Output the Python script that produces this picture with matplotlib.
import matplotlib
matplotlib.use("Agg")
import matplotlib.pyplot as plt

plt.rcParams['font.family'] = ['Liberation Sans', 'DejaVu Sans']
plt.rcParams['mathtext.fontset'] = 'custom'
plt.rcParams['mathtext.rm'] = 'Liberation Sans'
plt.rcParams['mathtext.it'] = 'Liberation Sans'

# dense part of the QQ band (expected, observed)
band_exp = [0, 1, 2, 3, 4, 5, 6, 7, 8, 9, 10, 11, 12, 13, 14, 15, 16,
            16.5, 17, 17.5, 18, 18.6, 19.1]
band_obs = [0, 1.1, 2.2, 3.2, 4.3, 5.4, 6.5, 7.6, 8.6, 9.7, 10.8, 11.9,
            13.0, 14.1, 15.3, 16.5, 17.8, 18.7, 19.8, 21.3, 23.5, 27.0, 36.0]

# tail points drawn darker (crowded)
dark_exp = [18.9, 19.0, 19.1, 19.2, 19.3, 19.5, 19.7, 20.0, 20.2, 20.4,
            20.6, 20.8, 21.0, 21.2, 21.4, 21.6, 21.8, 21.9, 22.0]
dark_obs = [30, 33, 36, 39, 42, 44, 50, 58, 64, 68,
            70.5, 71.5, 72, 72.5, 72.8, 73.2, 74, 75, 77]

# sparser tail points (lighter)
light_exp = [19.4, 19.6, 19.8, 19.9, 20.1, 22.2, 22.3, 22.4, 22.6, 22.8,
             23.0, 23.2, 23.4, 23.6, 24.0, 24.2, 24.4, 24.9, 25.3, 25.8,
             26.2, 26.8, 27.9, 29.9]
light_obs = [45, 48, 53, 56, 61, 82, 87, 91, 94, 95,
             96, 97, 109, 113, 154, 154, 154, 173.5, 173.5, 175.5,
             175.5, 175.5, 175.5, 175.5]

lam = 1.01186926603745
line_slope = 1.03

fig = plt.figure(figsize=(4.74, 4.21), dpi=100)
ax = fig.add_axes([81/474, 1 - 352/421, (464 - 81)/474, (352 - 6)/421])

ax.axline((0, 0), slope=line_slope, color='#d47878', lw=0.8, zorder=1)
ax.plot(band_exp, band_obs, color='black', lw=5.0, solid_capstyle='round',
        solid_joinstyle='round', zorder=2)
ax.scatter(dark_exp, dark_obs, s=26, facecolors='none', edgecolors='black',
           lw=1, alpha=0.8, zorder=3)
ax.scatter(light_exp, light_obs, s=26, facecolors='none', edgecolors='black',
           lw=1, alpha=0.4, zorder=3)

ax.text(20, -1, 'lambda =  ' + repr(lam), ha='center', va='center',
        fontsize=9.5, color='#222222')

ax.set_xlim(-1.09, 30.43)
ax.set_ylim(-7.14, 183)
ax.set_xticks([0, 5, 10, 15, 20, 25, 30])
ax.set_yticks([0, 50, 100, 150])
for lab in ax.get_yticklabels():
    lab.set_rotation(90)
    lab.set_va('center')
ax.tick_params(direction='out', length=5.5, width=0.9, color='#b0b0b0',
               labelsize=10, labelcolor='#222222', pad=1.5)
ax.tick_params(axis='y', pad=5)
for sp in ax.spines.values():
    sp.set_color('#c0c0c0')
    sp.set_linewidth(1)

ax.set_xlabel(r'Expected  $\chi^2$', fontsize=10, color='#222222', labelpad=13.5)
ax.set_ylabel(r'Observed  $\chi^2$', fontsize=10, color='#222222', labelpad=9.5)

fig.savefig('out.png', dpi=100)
======
- **Set problem**
Quote exactly the opening line of the material above and every line after it, up to and including the line that contains "70.5, 71.5, 72, 72.5, 72.8, 73.2, 74, 75, 77]".

- **Response to the task**
Output the Python script that produces this picture with matplotlib.
import matplotlib
matplotlib.use("Agg")
import matplotlib.pyplot as plt

plt.rcParams['font.family'] = ['Liberation Sans', 'DejaVu Sans']
plt.rcParams['mathtext.fontset'] = 'custom'
plt.rcParams['mathtext.rm'] = 'Liberation Sans'
plt.rcParams['mathtext.it'] = 'Liberation Sans'

# dense part of the QQ band (expected, observed)
band_exp = [0, 1, 2, 3, 4, 5, 6, 7, 8, 9, 10, 11, 12, 13, 14, 15, 16,
            16.5, 17, 17.5, 18, 18.6, 19.1]
band_obs = [0, 1.1, 2.2, 3.2, 4.3, 5.4, 6.5, 7.6, 8.6, 9.7, 10.8, 11.9,
            13.0, 14.1, 15.3, 16.5, 17.8, 18.7, 19.8, 21.3, 23.5, 27.0, 36.0]

# tail points drawn darker (crowded)
dark_exp = [18.9, 19.0, 19.1, 19.2, 19.3, 19.5, 19.7, 20.0, 20.2, 20.4,
            20.6, 20.8, 21.0, 21.2, 21.4, 21.6, 21.8, 21.9, 22.0]
dark_obs = [30, 33, 36, 39, 42, 44, 50, 58, 64, 68,
            70.5, 71.5, 72, 72.5, 72.8, 73.2, 74, 75, 77]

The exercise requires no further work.